Provided data –
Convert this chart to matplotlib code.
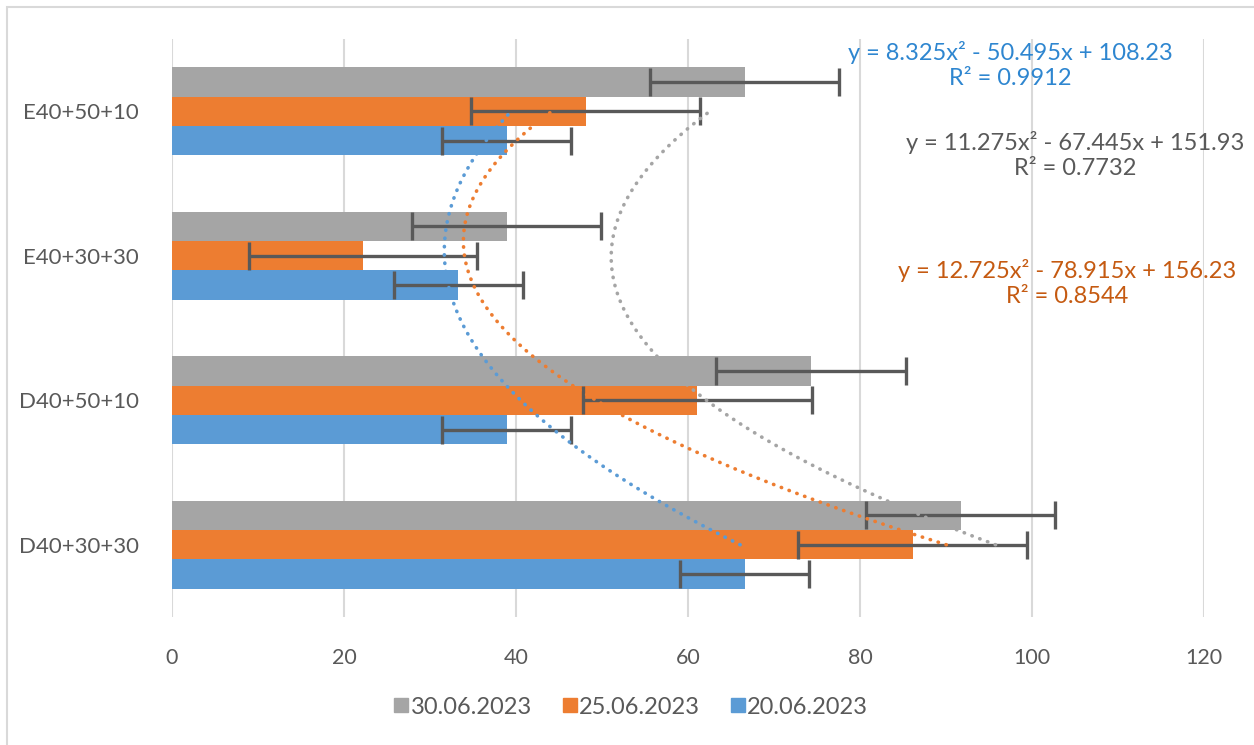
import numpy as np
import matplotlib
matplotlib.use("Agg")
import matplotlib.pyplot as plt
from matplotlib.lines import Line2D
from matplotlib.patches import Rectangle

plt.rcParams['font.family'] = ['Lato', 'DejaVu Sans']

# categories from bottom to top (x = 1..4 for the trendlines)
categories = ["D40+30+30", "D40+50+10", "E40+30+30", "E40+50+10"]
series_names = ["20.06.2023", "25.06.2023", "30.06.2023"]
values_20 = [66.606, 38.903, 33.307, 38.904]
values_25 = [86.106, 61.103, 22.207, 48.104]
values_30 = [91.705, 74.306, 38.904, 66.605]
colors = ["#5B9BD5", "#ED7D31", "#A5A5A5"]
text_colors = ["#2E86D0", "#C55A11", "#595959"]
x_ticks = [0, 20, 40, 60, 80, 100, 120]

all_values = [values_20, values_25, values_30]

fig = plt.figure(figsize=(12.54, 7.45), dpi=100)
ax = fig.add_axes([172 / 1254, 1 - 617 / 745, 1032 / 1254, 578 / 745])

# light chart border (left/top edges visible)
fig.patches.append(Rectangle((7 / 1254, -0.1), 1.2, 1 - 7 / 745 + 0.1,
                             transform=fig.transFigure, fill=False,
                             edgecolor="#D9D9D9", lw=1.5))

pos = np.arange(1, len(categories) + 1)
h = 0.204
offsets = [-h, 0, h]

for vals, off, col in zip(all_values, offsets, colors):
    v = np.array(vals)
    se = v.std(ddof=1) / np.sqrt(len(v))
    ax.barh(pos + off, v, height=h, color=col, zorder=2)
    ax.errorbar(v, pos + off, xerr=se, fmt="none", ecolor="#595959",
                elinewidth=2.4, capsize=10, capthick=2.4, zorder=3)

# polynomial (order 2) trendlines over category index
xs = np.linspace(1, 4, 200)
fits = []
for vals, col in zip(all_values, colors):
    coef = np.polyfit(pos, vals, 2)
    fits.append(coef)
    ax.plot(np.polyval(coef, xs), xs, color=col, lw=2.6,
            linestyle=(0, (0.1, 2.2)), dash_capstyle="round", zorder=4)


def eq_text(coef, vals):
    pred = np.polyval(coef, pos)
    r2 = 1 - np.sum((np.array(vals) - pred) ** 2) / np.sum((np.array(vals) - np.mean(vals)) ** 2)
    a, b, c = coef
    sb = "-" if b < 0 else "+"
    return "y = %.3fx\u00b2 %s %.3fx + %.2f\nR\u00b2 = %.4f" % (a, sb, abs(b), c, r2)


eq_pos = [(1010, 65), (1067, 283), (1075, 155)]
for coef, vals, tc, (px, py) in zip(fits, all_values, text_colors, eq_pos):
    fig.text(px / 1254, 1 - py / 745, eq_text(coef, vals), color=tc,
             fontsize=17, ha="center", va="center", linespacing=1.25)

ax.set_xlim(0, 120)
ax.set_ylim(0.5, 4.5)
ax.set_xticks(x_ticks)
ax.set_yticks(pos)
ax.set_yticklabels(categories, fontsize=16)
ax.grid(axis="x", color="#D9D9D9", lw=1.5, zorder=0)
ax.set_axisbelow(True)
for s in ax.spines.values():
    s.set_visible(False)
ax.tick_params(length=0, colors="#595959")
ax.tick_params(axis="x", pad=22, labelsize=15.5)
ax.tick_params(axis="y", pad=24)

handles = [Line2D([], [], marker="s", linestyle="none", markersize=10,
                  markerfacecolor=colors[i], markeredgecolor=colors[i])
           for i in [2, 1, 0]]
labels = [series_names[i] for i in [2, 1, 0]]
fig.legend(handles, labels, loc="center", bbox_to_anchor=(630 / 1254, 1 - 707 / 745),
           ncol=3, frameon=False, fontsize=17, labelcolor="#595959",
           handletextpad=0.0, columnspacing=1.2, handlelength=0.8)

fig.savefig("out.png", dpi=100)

Exercise –
Begin at the top of the material above and output each line exactly, stopping after the line that holds "plt.rcParams['font.family'] = ['Lato', 'DejaVu". Leave out pictures.

Output below –
Convert this chart to matplotlib code.
import numpy as np
import matplotlib
matplotlib.use("Agg")
import matplotlib.pyplot as plt
from matplotlib.lines import Line2D
from matplotlib.patches import Rectangle

plt.rcParams['font.family'] = ['Lato', 'DejaVu Sans']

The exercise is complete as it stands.